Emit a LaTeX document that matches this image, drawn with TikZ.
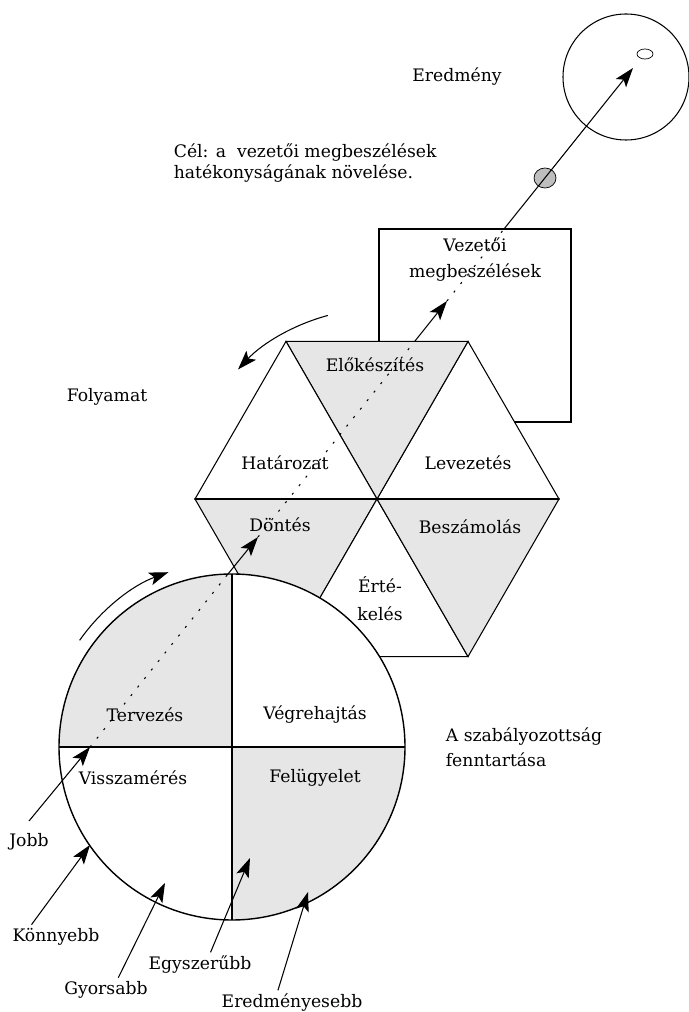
\documentclass[tikz,border=0pt]{standalone}
\usepackage{fontspec}
\setmainfont{DejaVu Serif}
\usetikzlibrary{positioning, arrows.meta, calc, shapes.geometric}
\definecolor{cellgray}{RGB}{230,230,230}
\definecolor{spotgray}{RGB}{190,190,190}

\begin{document}
\begin{tikzpicture}[
    x=0.02cm, y=0.02cm,
    lbl/.style={font=\fontsize{9.8pt}{13pt}\selectfont, align=center, inner sep=2pt},
    cellw/.style={draw, semithick, fill=white},
    cellg/.style={draw, semithick, fill=cellgray},
    arr/.style={-{Stealth[length=11pt, width=7.5pt, inset=2.5pt]}, semithick},
    dots/.style={semithick, dash pattern=on 1.2pt off 5pt}
]
    \useasboundingbox (0,0) rectangle (689,1012);

    \coordinate (hexc) at (377,513);
    \coordinate (pdca) at (232,265);
    \coordinate (goalc) at (626,935);

    \node[draw, semithick, minimum width=3.84cm, minimum height=3.86cm, inner sep=0pt] (meeting) at (475,686.5) {};

    \draw[cellw] (hexc) -- ($(hexc)+(0:182)$) -- ($(hexc)+(60:182)$) -- cycle;
    \draw[cellg] (hexc) -- ($(hexc)+(60:182)$) -- ($(hexc)+(120:182)$) -- cycle;
    \draw[cellw] (hexc) -- ($(hexc)+(120:182)$) -- ($(hexc)+(180:182)$) -- cycle;
    \draw[cellg] (hexc) -- ($(hexc)+(180:182)$) -- ($(hexc)+(240:182)$) -- cycle;
    \draw[cellw] (hexc) -- ($(hexc)+(240:182)$) -- ($(hexc)+(300:182)$) -- cycle;
    \draw[cellg] (hexc) -- ($(hexc)+(300:182)$) -- ($(hexc)+(360:182)$) -- cycle;
    \draw[thick] ($(hexc)+(180:182)$) -- ($(hexc)+(0:182)$);

    \fill[white] (pdca) circle[radius=173];
    \fill[cellgray] (pdca) -- ($(pdca)+(180:173)$) arc[start angle=180, end angle=90, radius=173] -- cycle;
    \fill[cellgray] (pdca) -- ($(pdca)+(0:173)$) arc[start angle=0, end angle=-90, radius=173] -- cycle;
    \draw[thick] (pdca) circle[radius=173];
    \draw[thick] ($(pdca)+(90:173)$) -- ($(pdca)+(270:173)$);
    \draw[thick] ($(pdca)+(180:173)$) -- ($(pdca)+(0:173)$);

    \draw[semithick] (goalc) circle[radius=63];
    \node[draw, fill=spotgray, ellipse, minimum width=22*0.02cm, minimum height=20*0.02cm, inner sep=0pt] (spot) at (545,834) {};
    \node[draw, fill=white, ellipse, minimum width=16*0.02cm, minimum height=10*0.02cm, inner sep=0pt] (aim) at (645,958) {};

    \coordinate (s1) at (90,265);
    \coordinate (s2) at (228,438);
    \coordinate (s3) at (258,475);
    \coordinate (s4) at (415,671);
    \coordinate (s5) at (447,711);
    \coordinate (s6) at (504,783);
    \coordinate (s7) at (633,944);

    \draw[dots] (s1) -- (s2);
    \draw[arr] (s2) -- (s3);
    \draw[dots] (s3) -- (s4);
    \draw[arr] (s4) -- (s5);
    \draw[dots] (s5) -- (s6);
    \draw[arr] (s6) -- (s7);

    \draw[arr] ($(pdca)+(145:186)$) arc[start angle=145, end angle=110, radius=186];
    \draw[arr] ($(hexc)+(105:190)$) arc[start angle=105, end angle=137, radius=190];

    \node[lbl] (result) at (457,935) {Eredmény};
    \node[lbl, anchor=west, align=left, font=\fontsize{9.8pt}{11.8pt}\selectfont] (goal) at (170,849) {Cél: a~ vezetői megbeszélések\\hatékonyságának növelése.};
    \node[lbl, below=3pt of meeting.north, font=\fontsize{9.8pt}{15pt}\selectfont] (meetlbl) {Vezetői\\megbeszélések};
    \node[lbl] (prep) at (375,647) {Előkészítés};
    \node[lbl] (resol) at (285,549) {Határozat};
    \node[lbl] (lead) at (468,549) {Levezetés};
    \node[lbl] (decide) at (280,487) {Döntés};
    \node[lbl] (report) at (470,485) {Beszámolás};
    \node[lbl, font=\fontsize{9.8pt}{16pt}\selectfont] (assess) at (380,413) {Érté-\\kelés};
    \node[lbl] (process) at (107,615) {Folyamat};
    \node[lbl] (plan) at (145,297) {Tervezés};
    \node[lbl] (exec) at (315,297) {Végrehajtás};
    \node[lbl] (measure) at (133,234) {Visszamérés};
    \node[lbl] (supervise) at (315,234) {Felügyelet};
    \node[lbl, anchor=west, align=left, font=\fontsize{9.8pt}{14pt}\selectfont] (keep) at (442,265) {A szabályozottság\\fenntartása};

    \node[lbl] (better) at (29,170) {Jobb};
    \node[lbl] (easier) at (56,75) {Könnyebb};
    \node[lbl] (faster) at (106,22) {Gyorsabb};
    \node[lbl] (simpler) at (200,47) {Egyszerűbb};
    \node[lbl] (effective) at (292,9) {Eredményesebb};

    \coordinate (t2) at (90,167);
    \coordinate (t3) at (165,129);
    \coordinate (t4) at (250,154);
    \coordinate (t5) at (308,120);

    \draw[arr] ([yshift=5pt]better.north) -- (s1);
    \draw[arr] ([xshift=13pt]easier.north west) -- (t2);
    \draw[arr] ([xshift=7pt]faster.north) -- (t3);
    \draw[arr] ([xshift=6pt]simpler.north) -- (t4);
    \draw[arr] ([xshift=-8pt]effective.north) -- (t5);
\end{tikzpicture}
\end{document}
═══
• **WHAT THIS TASK INVOLVES**
Send back the data above word for word, with the pictures left out.

• **WRITTEN ANSWER**
Emit a LaTeX document that matches this image, drawn with TikZ.
\documentclass[tikz,border=0pt]{standalone}
\usepackage{fontspec}
\setmainfont{DejaVu Serif}
\usetikzlibrary{positioning, arrows.meta, calc, shapes.geometric}
\definecolor{cellgray}{RGB}{230,230,230}
\definecolor{spotgray}{RGB}{190,190,190}

\begin{document}
\begin{tikzpicture}[
    x=0.02cm, y=0.02cm,
    lbl/.style={font=\fontsize{9.8pt}{13pt}\selectfont, align=center, inner sep=2pt},
    cellw/.style={draw, semithick, fill=white},
    cellg/.style={draw, semithick, fill=cellgray},
    arr/.style={-{Stealth[length=11pt, width=7.5pt, inset=2.5pt]}, semithick},
    dots/.style={semithick, dash pattern=on 1.2pt off 5pt}
]
    \useasboundingbox (0,0) rectangle (689,1012);

    \coordinate (hexc) at (377,513);
    \coordinate (pdca) at (232,265);
    \coordinate (goalc) at (626,935);

    \node[draw, semithick, minimum width=3.84cm, minimum height=3.86cm, inner sep=0pt] (meeting) at (475,686.5) {};

    \draw[cellw] (hexc) -- ($(hexc)+(0:182)$) -- ($(hexc)+(60:182)$) -- cycle;
    \draw[cellg] (hexc) -- ($(hexc)+(60:182)$) -- ($(hexc)+(120:182)$) -- cycle;
    \draw[cellw] (hexc) -- ($(hexc)+(120:182)$) -- ($(hexc)+(180:182)$) -- cycle;
    \draw[cellg] (hexc) -- ($(hexc)+(180:182)$) -- ($(hexc)+(240:182)$) -- cycle;
    \draw[cellw] (hexc) -- ($(hexc)+(240:182)$) -- ($(hexc)+(300:182)$) -- cycle;
    \draw[cellg] (hexc) -- ($(hexc)+(300:182)$) -- ($(hexc)+(360:182)$) -- cycle;
    \draw[thick] ($(hexc)+(180:182)$) -- ($(hexc)+(0:182)$);

    \fill[white] (pdca) circle[radius=173];
    \fill[cellgray] (pdca) -- ($(pdca)+(180:173)$) arc[start angle=180, end angle=90, radius=173] -- cycle;
    \fill[cellgray] (pdca) -- ($(pdca)+(0:173)$) arc[start angle=0, end angle=-90, radius=173] -- cycle;
    \draw[thick] (pdca) circle[radius=173];
    \draw[thick] ($(pdca)+(90:173)$) -- ($(pdca)+(270:173)$);
    \draw[thick] ($(pdca)+(180:173)$) -- ($(pdca)+(0:173)$);

    \draw[semithick] (goalc) circle[radius=63];
    \node[draw, fill=spotgray, ellipse, minimum width=22*0.02cm, minimum height=20*0.02cm, inner sep=0pt] (spot) at (545,834) {};
    \node[draw, fill=white, ellipse, minimum width=16*0.02cm, minimum height=10*0.02cm, inner sep=0pt] (aim) at (645,958) {};

    \coordinate (s1) at (90,265);
    \coordinate (s2) at (228,438);
    \coordinate (s3) at (258,475);
    \coordinate (s4) at (415,671);
    \coordinate (s5) at (447,711);
    \coordinate (s6) at (504,783);
    \coordinate (s7) at (633,944);

    \draw[dots] (s1) -- (s2);
    \draw[arr] (s2) -- (s3);
    \draw[dots] (s3) -- (s4);
    \draw[arr] (s4) -- (s5);
    \draw[dots] (s5) -- (s6);
    \draw[arr] (s6) -- (s7);

    \draw[arr] ($(pdca)+(145:186)$) arc[start angle=145, end angle=110, radius=186];
    \draw[arr] ($(hexc)+(105:190)$) arc[start angle=105, end angle=137, radius=190];

    \node[lbl] (result) at (457,935) {Eredmény};
    \node[lbl, anchor=west, align=left, font=\fontsize{9.8pt}{11.8pt}\selectfont] (goal) at (170,849) {Cél: a~ vezetői megbeszélések\\hatékonyságának növelése.};
    \node[lbl, below=3pt of meeting.north, font=\fontsize{9.8pt}{15pt}\selectfont] (meetlbl) {Vezetői\\megbeszélések};
    \node[lbl] (prep) at (375,647) {Előkészítés};
    \node[lbl] (resol) at (285,549) {Határozat};
    \node[lbl] (lead) at (468,549) {Levezetés};
    \node[lbl] (decide) at (280,487) {Döntés};
    \node[lbl] (report) at (470,485) {Beszámolás};
    \node[lbl, font=\fontsize{9.8pt}{16pt}\selectfont] (assess) at (380,413) {Érté-\\kelés};
    \node[lbl] (process) at (107,615) {Folyamat};
    \node[lbl] (plan) at (145,297) {Tervezés};
    \node[lbl] (exec) at (315,297) {Végrehajtás};
    \node[lbl] (measure) at (133,234) {Visszamérés};
    \node[lbl] (supervise) at (315,234) {Felügyelet};
    \node[lbl, anchor=west, align=left, font=\fontsize{9.8pt}{14pt}\selectfont] (keep) at (442,265) {A szabályozottság\\fenntartása};

    \node[lbl] (better) at (29,170) {Jobb};
    \node[lbl] (easier) at (56,75) {Könnyebb};
    \node[lbl] (faster) at (106,22) {Gyorsabb};
    \node[lbl] (simpler) at (200,47) {Egyszerűbb};
    \node[lbl] (effective) at (292,9) {Eredményesebb};

    \coordinate (t2) at (90,167);
    \coordinate (t3) at (165,129);
    \coordinate (t4) at (250,154);
    \coordinate (t5) at (308,120);

    \draw[arr] ([yshift=5pt]better.north) -- (s1);
    \draw[arr] ([xshift=13pt]easier.north west) -- (t2);
    \draw[arr] ([xshift=7pt]faster.north) -- (t3);
    \draw[arr] ([xshift=6pt]simpler.north) -- (t4);
    \draw[arr] ([xshift=-8pt]effective.north) -- (t5);
\end{tikzpicture}
\end{document}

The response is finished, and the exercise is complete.